*Your instructions*: Using the entries that follow, count the lines containing the word "chart" and give that number by itself.

*Recorded information*:
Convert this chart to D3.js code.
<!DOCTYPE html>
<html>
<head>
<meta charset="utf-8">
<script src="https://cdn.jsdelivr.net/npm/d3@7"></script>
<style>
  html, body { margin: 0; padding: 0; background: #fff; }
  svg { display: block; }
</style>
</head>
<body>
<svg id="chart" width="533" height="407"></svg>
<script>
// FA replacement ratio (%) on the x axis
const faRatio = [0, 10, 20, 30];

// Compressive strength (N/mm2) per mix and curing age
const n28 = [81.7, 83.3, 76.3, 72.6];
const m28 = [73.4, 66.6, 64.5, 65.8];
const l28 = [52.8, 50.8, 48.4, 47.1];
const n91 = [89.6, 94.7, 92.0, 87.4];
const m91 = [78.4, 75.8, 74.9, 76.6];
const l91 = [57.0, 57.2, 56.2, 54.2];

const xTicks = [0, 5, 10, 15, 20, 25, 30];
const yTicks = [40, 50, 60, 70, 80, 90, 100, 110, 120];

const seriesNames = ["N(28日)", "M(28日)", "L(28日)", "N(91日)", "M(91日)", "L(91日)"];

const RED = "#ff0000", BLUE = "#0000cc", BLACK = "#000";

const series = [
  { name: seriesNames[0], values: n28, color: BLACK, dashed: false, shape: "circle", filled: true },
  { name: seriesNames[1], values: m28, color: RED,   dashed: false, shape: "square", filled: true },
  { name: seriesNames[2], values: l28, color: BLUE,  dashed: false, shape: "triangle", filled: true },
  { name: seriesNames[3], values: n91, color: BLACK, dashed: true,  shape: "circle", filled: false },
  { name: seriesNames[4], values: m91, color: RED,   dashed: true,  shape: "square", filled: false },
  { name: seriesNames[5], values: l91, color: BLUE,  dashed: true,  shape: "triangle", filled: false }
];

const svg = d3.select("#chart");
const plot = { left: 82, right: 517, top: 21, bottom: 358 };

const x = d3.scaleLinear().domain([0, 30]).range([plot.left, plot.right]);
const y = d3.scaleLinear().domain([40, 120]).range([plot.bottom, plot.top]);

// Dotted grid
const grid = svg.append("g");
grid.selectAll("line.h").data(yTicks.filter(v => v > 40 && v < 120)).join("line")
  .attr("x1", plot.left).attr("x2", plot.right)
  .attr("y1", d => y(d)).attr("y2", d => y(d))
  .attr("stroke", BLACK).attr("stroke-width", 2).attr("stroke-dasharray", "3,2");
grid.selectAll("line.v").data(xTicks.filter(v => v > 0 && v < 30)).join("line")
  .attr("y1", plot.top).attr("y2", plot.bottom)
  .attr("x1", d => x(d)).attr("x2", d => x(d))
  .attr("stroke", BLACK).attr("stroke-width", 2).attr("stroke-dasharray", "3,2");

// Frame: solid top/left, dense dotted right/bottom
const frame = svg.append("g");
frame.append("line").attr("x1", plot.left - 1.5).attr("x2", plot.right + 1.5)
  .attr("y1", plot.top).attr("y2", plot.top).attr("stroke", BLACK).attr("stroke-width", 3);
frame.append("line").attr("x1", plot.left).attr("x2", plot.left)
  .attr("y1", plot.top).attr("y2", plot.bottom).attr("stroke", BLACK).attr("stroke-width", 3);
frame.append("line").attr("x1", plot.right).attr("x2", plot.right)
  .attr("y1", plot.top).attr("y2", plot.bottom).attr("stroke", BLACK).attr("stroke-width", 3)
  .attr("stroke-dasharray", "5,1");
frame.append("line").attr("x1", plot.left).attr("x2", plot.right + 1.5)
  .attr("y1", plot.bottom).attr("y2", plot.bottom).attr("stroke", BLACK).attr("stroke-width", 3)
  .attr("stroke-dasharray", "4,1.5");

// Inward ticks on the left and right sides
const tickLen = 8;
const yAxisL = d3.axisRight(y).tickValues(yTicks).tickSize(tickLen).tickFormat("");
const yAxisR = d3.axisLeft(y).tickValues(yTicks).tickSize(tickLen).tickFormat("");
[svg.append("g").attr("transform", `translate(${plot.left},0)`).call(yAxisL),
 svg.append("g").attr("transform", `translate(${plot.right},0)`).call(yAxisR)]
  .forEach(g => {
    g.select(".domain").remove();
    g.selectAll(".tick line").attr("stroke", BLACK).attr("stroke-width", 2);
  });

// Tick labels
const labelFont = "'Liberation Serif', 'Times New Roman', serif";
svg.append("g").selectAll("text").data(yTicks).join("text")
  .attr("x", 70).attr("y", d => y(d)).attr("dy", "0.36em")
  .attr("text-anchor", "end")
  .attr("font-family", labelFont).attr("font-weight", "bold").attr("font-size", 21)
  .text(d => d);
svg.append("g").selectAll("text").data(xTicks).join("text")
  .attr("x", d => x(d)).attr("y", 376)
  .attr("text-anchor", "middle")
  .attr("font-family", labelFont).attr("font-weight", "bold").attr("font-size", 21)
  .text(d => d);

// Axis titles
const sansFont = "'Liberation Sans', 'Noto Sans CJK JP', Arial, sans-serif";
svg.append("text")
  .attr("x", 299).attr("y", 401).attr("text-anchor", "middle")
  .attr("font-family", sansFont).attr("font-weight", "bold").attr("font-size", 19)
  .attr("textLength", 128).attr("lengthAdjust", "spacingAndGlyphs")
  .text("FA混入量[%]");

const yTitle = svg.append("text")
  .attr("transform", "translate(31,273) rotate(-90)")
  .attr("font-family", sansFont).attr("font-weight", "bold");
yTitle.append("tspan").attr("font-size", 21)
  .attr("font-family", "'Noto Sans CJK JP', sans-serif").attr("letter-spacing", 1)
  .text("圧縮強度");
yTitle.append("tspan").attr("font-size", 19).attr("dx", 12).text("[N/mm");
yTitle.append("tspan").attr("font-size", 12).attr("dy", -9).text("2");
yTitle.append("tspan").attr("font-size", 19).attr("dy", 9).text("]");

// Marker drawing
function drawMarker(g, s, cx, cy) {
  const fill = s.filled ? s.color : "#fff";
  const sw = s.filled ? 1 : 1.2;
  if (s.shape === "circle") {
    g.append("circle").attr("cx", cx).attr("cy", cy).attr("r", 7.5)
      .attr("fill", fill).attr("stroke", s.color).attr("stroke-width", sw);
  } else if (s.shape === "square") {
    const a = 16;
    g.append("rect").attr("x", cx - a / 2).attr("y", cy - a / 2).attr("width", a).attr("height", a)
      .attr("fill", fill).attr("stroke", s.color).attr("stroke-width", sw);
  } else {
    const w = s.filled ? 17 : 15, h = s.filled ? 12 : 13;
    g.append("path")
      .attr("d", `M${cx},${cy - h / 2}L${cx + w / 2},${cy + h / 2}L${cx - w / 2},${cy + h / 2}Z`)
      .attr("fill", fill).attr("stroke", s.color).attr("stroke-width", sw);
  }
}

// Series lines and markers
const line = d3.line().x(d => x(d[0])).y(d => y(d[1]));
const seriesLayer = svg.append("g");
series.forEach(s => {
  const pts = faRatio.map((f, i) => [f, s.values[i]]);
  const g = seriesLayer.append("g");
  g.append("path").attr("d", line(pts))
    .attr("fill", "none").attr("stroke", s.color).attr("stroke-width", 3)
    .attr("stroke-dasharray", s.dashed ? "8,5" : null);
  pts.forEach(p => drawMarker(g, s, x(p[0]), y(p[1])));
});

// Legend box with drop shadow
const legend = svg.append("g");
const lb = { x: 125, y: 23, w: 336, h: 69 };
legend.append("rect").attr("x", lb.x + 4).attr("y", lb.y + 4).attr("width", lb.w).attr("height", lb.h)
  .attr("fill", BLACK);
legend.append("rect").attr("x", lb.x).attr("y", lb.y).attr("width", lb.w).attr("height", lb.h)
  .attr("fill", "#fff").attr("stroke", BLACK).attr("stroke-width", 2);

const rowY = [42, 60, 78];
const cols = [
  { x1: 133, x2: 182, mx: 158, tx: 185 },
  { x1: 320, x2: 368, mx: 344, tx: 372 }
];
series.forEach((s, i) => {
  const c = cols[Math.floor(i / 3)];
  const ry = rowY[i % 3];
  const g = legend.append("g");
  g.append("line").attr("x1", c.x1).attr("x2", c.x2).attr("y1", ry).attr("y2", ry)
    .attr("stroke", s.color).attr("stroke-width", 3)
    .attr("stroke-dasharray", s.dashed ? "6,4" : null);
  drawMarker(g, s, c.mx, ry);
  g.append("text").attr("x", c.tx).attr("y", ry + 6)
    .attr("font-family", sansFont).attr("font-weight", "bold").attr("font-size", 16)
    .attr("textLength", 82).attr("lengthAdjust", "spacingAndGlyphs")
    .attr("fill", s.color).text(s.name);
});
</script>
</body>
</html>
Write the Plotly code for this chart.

*Expected output*: 4